Catatan: Rakai Pamanahan
Sedumuk bathuk senyari bumi, tohi pati.
BISA jadi ungkapan orang Jawa ini sarat filosofi terkait keberadaan tanah. Tanah bagi sebagian besar orang Jawa adalah pusaka. Disebut pusaka karena disana ada keyakinan, jika sebidang tanah merupakan warisan leluhur yang patut dipertahankan. Jika perlu dipertahankan sampai mati.
Fenomena pusaka tersebut kian menghegemoni masyarakat Jawa dari pranata sosial apapun. Penyebutan pusaka atas tanah tersebut karena di dalamnya, baik secara harafiah maupun historiah, tanah diperoleh oleh leluhurnya dengan cara tak mudah. Disana tersirat muatan religi, pula terdapat unsur kultural, bahkan magis, sehingga tanah bisa ditempati turun temurun.
Seiring perkembangannya zaman muncul pemerintah dengan berbagai regulasinya. Penguasaan tanah bisa dilakukan oleh pemerintah berdasar aturan hukum yang telah disepakati. Cengkraman hukum di satu negara memang tak pandang bulu. Siapapun yang masih hidup dan berpijak di atas bumi, musti menjunjung tinggi aturan hukum tersebut.
Buntutnya berpijak pada aturan hukum tersebut, pemerintah  bisa menguasai tanah rakyat untuk kepentingan negara. Di lain sisi negara menggunakan hak penguasaan atas tanah tersebut juga untuk kepentingan rakyat.
Disini rakyat dipaksa untuk menyerahkan tanahnya, tentunya dengan aturan main ganti rugi atau ganti untung, untuk kepentingan pembangunan. Jargon pembangunan ini pula yang banyak melatarbelakangi lepasnya hak milik rakyat atas tanah.
Demikian pula ketika proyek minyak, dan gas bumi (Migas) diusung pemerintah ke Kabupaten Bojonegoro, dan Kabupaten Tuban, Jawa Timur, dan Kabupaten Blora, Jawa Tengah. Dalam peta geologi yang dipegang pemerintah, rakyat tak pernah diberi sosialiasi tentang peta ini, di perut bumi tiga wilayah geografis daerah tersebut, terdapat kandungan Migas.Â
Disana pula terdapat tiga blok geologis yang disebut Balok Cepu, Blok Gundih, dan Blok Tuban. Di wilayah Segitiga Emas ini pula yang saat ini terjadi eksplorasi, dan eksploitasi dengan target memuntahkan kandungan Migas-nya untuk kepentingan negara. Perhelatan dengan teknologi tinggi itu sekarang sudah berlangsung di sana.

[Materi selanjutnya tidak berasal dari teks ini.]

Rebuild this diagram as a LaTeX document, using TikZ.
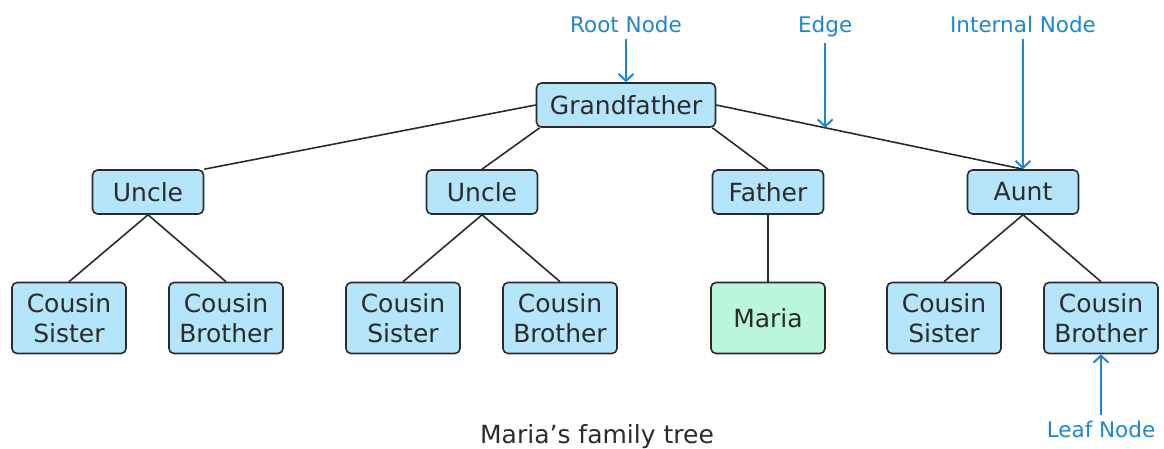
\documentclass[tikz,border=0pt]{standalone}
\usepackage{fontspec}
\setmainfont{DejaVu Sans}
\usetikzlibrary{arrows.meta,positioning,calc}
\definecolor{ink}{HTML}{2B2B2B}
\definecolor{tagblue}{HTML}{1F87CF}
\definecolor{boxblue}{HTML}{B5E5FB}
\definecolor{boxgreen}{HTML}{BAF7DC}
\tikzset{
  personbox/.style={
    rounded corners=5pt,draw=ink,fill=boxblue,
    line width=1.6pt,minimum width=111pt,minimum height=44pt,
    inner sep=0pt,align=center,text=ink,font=\fontsize{25}{30}\selectfont
  },
  kidbox/.style={personbox,minimum width=114pt,minimum height=71pt},
  selfbox/.style={kidbox,fill=boxgreen},
  tagtext/.style={text=tagblue,inner sep=5pt,font=\fontsize{21.5}{24}\selectfont},
  treeline/.style={draw=ink,line width=1.6pt},
  pointer/.style={-{Straight Barb[length=7pt,width=15pt]},draw=tagblue,line width=2pt}
}

\begin{document}
\begin{tikzpicture}[x=1pt,y=-1pt]
\useasboundingbox (0,0) rectangle (1164,449);

\node[personbox,minimum width=179pt] (gf) at (626,105) {Grandfather};

\node[personbox] (u1) at (148,192) {Uncle};
\node[personbox] (u2) at (482,192) {Uncle};
\node[personbox] (fa) at (768,192) {Father};
\node[personbox] (au) at (1023,192) {Aunt};

\node[kidbox] (cs1) at (69,318) {Cousin\\Sister};
\node[kidbox] (cb1) at (226,318) {Cousin\\Brother};
\node[kidbox] (cs2) at (403,318) {Cousin\\Sister};
\node[kidbox] (cb2) at (560,318) {Cousin\\Brother};
\node[selfbox] (me) at (768,318) {Maria};
\node[kidbox] (cs3) at (944,318) {Cousin\\Sister};
\node[kidbox] (cb3) at (1101,318) {Cousin\\Brother};

\draw[treeline] (gf.west) -- (u1.north east);
\draw[treeline] ([xshift=4pt]gf.south west) -- (u2.north);
\draw[treeline] ([xshift=-4pt]gf.south east) -- (fa.north);
\draw[treeline] (gf.east) -- (au.north);

\draw[treeline] (u1.south) -- (cs1.north);
\draw[treeline] (u1.south) -- (cb1.north);
\draw[treeline] (u2.south) -- (cs2.north);
\draw[treeline] (u2.south) -- (cb2.north);
\draw[treeline] (fa.south) -- (me.north);
\draw[treeline] (au.south) -- (cs3.north);
\draw[treeline] (au.south) -- (cb3.north);

% labels
\coordinate (ep) at ($(gf.east)!0.355!(au.north)$);
\node[tagtext,anchor=base] (roottag) at (626,33) {Root Node};
\node[tagtext,anchor=base] (edgetag) at (ep |- 0,33) {Edge};
\node[tagtext,anchor=base] (innertag) at (1023,33) {Internal Node};
\node[tagtext,anchor=base] (leaftag) at (1101,437) {Leaf Node};

\draw[pointer] (roottag.south) -- (gf.north);
\draw[pointer] (edgetag.south) -- (ep);
\draw[pointer] (innertag.south) -- (au.north);
\draw[pointer] (leaftag.north) -- (cb3.south);

\node[anchor=base,text=ink,font=\fontsize{25}{30}\selectfont] (caption) at (597,443) {Maria’s family tree};
\end{tikzpicture}
\end{document}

Hiruk pikuk teknologi pemboran Migas di wilayah segitiga tadi, menjadi awal sejarah di tiga daerah itu. Warga yang telah turun temurun hidup ayem tentrem ning desane dibangunkan oleh keheranan. Mereka yang mayoritas berprofesi sebagai petani di atas lahan warisan leluhurnya, dipaksa kehilangan hak atas tanah yang selama ini menjadi gantungan hidupnya. Sekalipun tanah yang selama ini mereka senggamai berkarakter tadah hujan, atau lahan kering di tepi hutan jati Perhutani.
Dalam proses panjang, satu demi satu bidang tanah rakyat terbebaskan. Kesadaran rakyat tentang ketaatan kepada program pembangunan dari pemerintah, kian memudahkan proses pembebasan tanah di sana. Apalagi gembar gembor vitalnya kebutuhan energi dari Migas menjadi kudapan rakyat sehari-hari, sebelum tiba-tiba datang spekulan tanah di desanya.  Â
Kini yang menjadi problem besar adalah warga yang terampas lahannya. Mereka tak memiliki lahan untuk meneruskan pekerjaan sebagai petani. Padahal hanya profesi itu yang selama ini mereka bisa. Sedangkan uang hasil penjualan tanah pun tak semuanya bisa dipakai membeli tanah lagi di desanya.
Pada kondisi demikian warga butuh perlindungan dari pemerintah. Paling tidak pemerintah diharap memiliki kearifan terhadap kelangsungan hidup mereka yang telah terampas profesinya. Alih-alih dijanjikan bekerja di sektor migas pun tak bisa mereka renggut. Keterbatasan pendidikan formal, menjadikan mereka tersisih dari pertarungan di bursa kerja.Â
Mereka juga tak pernah paham secara detail tentang program Corporate Social Responsibility  (CSR). Program sosial yang menjadi kewajiban operator, dan kontraktor migas di tiga blok geologis itu, harusnya mengarahkan, dan menyiapkan warga, terutama pemilik tanah yang dibebaskan. Menyiapkan mereka untuk alih profesi, dari sektor agraris ke sektor lain yang lebih menjamin harkat kehidupannya.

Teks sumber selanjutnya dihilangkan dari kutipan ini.